Exercise prompt:
In the listing that follows, how many lines contain "this"? Give the number only.

───

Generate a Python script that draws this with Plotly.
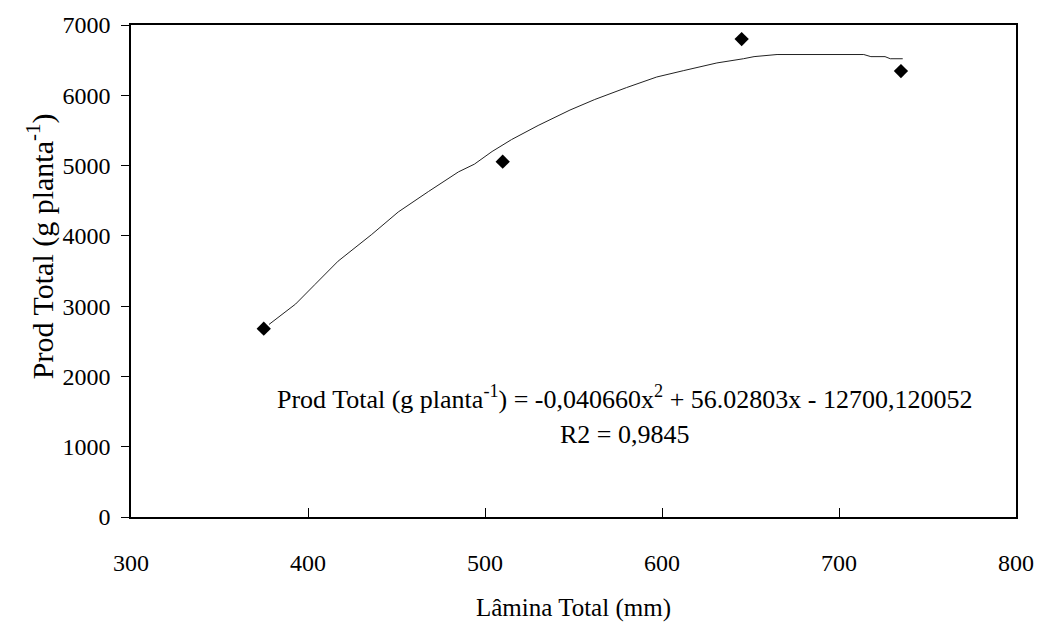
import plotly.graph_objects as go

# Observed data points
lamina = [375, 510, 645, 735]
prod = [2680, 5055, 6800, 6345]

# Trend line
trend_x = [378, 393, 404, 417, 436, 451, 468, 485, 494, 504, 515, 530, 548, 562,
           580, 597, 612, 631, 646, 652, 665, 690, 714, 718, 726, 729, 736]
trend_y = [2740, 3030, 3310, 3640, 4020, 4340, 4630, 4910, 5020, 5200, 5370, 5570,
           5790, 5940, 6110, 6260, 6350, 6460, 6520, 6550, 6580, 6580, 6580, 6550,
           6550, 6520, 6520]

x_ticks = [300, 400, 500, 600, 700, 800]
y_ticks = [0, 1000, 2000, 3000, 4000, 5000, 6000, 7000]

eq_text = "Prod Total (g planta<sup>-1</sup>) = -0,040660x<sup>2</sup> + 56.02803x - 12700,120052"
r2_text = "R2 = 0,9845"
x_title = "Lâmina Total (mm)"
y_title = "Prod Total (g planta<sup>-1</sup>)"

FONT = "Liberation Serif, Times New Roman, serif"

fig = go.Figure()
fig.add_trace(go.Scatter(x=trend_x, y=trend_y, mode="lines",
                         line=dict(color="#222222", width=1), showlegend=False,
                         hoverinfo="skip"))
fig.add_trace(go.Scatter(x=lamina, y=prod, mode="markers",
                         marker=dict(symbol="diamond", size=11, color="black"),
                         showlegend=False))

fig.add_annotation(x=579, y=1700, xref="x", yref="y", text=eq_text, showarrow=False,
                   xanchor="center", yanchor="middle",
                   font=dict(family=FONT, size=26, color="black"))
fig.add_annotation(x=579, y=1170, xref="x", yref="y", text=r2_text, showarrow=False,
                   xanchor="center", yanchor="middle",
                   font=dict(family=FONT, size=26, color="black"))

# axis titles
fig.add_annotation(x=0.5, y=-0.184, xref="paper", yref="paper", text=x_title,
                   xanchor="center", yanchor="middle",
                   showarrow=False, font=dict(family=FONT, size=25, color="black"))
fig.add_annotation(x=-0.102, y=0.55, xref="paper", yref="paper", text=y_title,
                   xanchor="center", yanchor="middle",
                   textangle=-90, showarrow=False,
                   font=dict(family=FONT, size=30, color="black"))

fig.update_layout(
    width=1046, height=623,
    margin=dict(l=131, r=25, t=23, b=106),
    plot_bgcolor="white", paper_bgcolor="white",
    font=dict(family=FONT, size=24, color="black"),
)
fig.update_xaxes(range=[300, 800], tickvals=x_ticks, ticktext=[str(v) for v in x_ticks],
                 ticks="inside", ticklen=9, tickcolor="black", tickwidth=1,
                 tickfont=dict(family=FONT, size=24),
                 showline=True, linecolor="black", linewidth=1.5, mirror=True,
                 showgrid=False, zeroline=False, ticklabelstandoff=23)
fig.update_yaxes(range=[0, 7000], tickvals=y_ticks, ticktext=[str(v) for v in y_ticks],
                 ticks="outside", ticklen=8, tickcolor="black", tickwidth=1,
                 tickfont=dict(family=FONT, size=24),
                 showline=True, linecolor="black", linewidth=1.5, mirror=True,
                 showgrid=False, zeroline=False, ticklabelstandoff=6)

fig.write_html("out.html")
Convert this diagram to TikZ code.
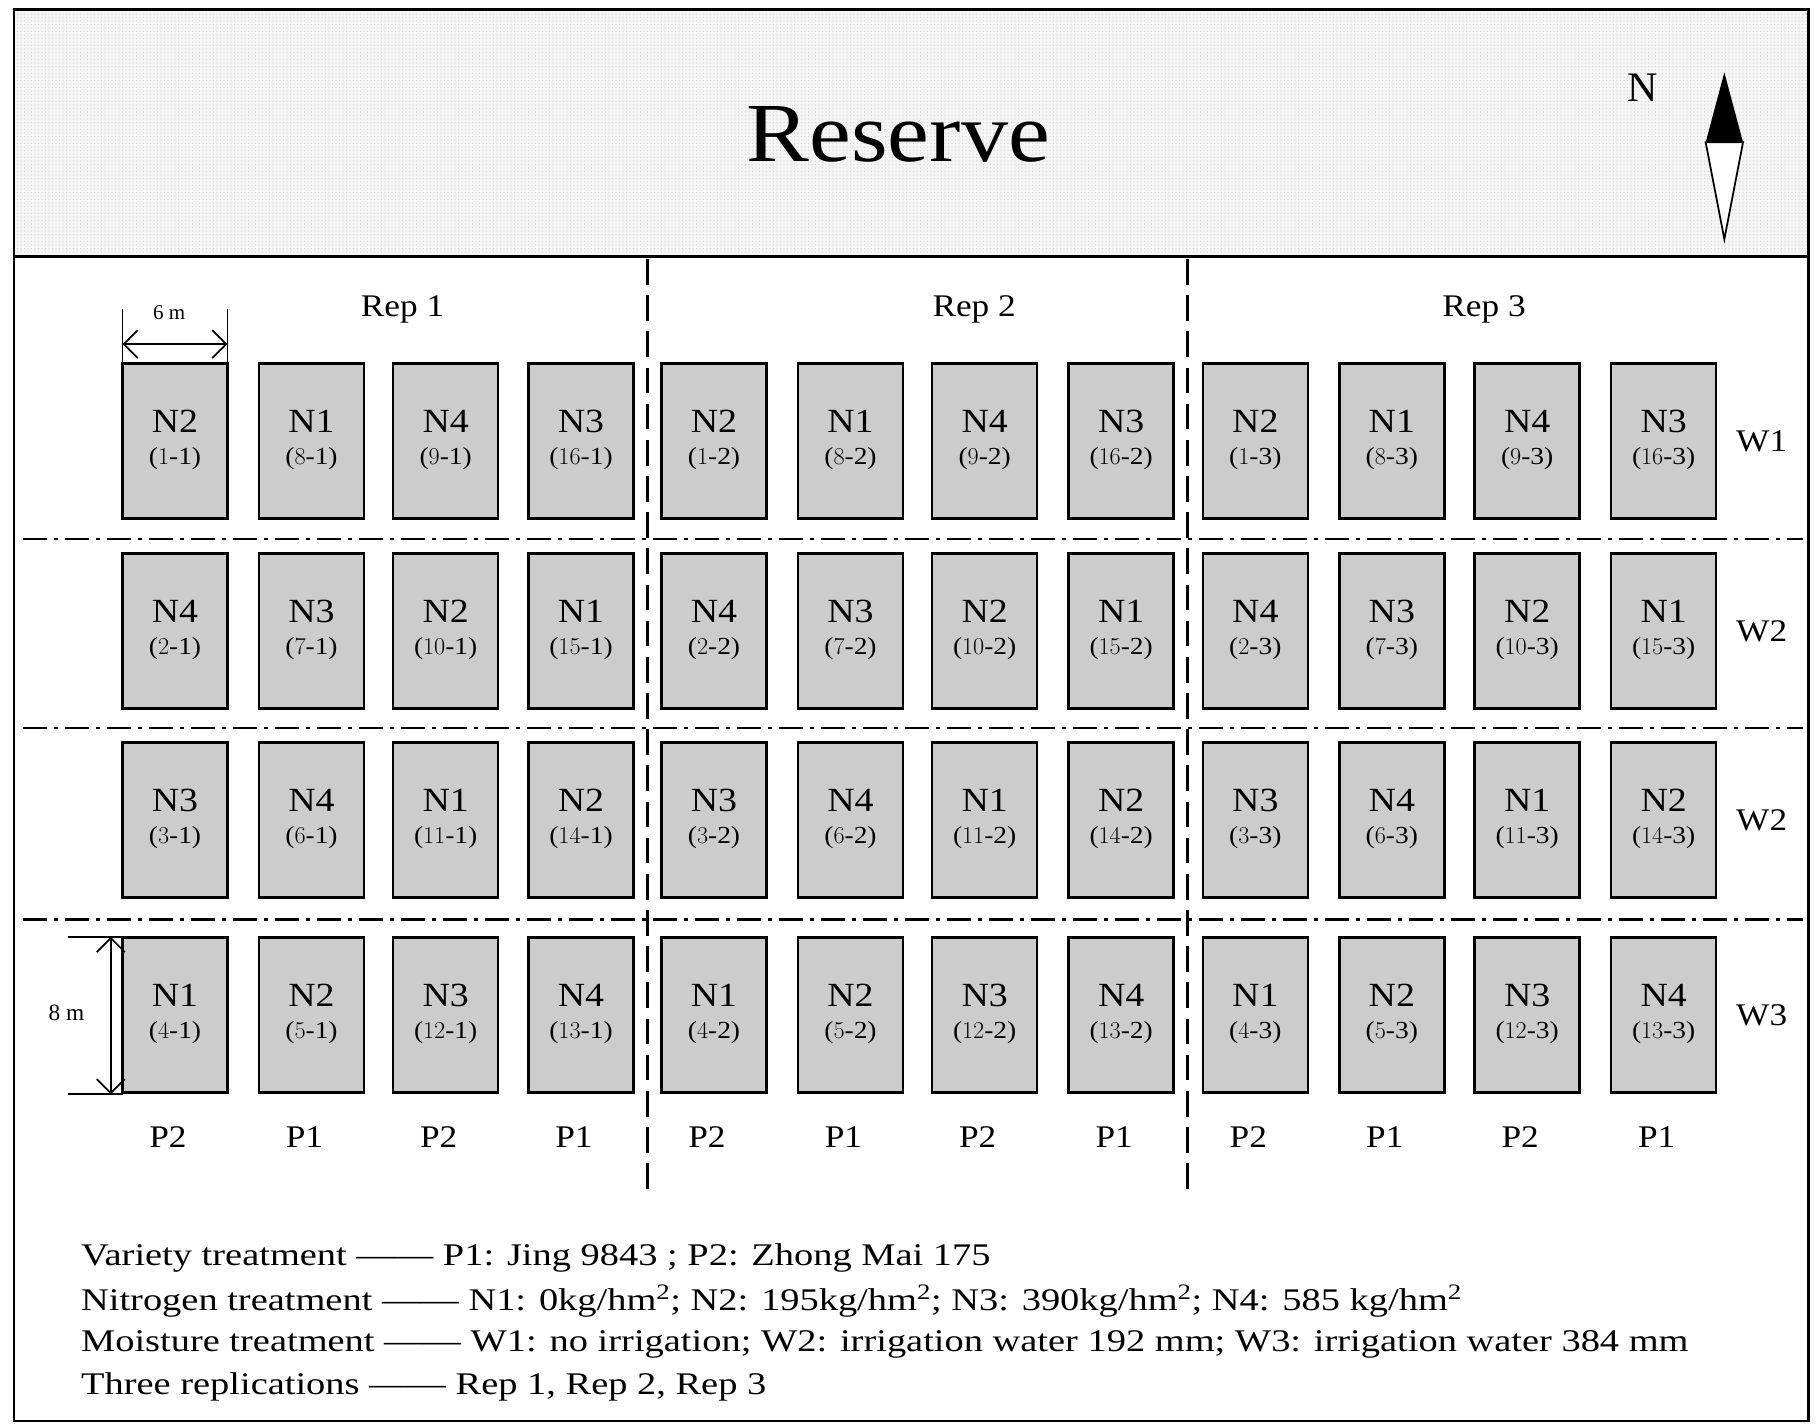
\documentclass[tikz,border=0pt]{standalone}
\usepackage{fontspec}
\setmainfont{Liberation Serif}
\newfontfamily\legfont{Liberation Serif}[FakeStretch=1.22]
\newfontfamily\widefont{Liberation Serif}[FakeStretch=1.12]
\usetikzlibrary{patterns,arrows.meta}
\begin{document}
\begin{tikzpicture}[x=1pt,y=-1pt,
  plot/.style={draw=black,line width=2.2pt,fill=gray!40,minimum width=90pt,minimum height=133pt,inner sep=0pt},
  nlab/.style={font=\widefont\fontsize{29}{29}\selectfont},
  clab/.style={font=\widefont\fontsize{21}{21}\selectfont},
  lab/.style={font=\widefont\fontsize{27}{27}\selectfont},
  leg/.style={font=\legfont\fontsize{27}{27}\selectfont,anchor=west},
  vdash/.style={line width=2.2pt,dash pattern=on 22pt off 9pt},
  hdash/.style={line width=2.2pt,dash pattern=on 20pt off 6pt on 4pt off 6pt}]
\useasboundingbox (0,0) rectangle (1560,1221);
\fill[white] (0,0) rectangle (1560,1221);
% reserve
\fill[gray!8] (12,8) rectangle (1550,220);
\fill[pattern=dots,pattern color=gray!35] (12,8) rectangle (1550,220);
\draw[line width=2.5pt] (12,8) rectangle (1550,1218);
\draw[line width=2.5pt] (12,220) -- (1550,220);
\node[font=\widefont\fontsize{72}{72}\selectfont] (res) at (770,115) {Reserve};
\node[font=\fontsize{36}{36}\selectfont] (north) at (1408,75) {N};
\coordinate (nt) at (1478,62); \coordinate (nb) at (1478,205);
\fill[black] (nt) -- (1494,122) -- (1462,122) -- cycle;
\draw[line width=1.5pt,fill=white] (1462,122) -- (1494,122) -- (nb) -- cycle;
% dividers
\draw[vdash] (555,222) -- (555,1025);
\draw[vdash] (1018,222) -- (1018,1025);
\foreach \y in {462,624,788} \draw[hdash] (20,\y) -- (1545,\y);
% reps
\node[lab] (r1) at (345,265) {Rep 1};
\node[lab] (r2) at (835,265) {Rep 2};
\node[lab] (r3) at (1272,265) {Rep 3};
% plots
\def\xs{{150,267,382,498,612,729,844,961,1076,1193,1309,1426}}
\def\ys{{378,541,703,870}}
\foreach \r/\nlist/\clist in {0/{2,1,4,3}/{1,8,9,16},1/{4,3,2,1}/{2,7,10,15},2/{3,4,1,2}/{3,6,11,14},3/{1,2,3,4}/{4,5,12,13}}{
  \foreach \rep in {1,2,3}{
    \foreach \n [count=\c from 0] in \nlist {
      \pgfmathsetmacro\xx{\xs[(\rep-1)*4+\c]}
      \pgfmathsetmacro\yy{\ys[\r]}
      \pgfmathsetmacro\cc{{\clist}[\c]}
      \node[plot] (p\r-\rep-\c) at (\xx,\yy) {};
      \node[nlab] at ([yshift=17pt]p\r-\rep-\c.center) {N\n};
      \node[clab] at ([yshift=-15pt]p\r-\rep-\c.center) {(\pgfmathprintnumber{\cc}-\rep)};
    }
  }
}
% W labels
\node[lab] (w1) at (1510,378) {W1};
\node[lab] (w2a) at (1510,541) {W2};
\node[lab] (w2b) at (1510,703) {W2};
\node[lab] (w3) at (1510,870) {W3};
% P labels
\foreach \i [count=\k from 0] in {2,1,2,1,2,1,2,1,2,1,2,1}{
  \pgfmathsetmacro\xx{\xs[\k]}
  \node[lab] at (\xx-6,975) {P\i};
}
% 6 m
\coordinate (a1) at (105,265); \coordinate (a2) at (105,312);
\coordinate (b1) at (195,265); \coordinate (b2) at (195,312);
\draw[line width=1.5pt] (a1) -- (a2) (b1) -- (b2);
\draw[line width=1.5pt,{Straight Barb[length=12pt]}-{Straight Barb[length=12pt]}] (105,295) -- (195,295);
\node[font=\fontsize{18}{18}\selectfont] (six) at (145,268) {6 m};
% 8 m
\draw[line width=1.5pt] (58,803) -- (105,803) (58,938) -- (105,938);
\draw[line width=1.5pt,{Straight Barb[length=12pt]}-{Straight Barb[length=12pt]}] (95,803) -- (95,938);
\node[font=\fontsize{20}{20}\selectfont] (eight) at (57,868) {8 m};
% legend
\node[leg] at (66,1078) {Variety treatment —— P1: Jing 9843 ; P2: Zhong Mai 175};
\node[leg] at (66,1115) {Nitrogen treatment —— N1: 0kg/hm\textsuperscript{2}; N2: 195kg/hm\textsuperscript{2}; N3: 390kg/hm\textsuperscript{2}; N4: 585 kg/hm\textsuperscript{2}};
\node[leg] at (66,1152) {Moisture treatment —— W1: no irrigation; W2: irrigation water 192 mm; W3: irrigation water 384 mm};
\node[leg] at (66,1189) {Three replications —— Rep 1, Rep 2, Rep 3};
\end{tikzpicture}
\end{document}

───

Solution to the exercise:
2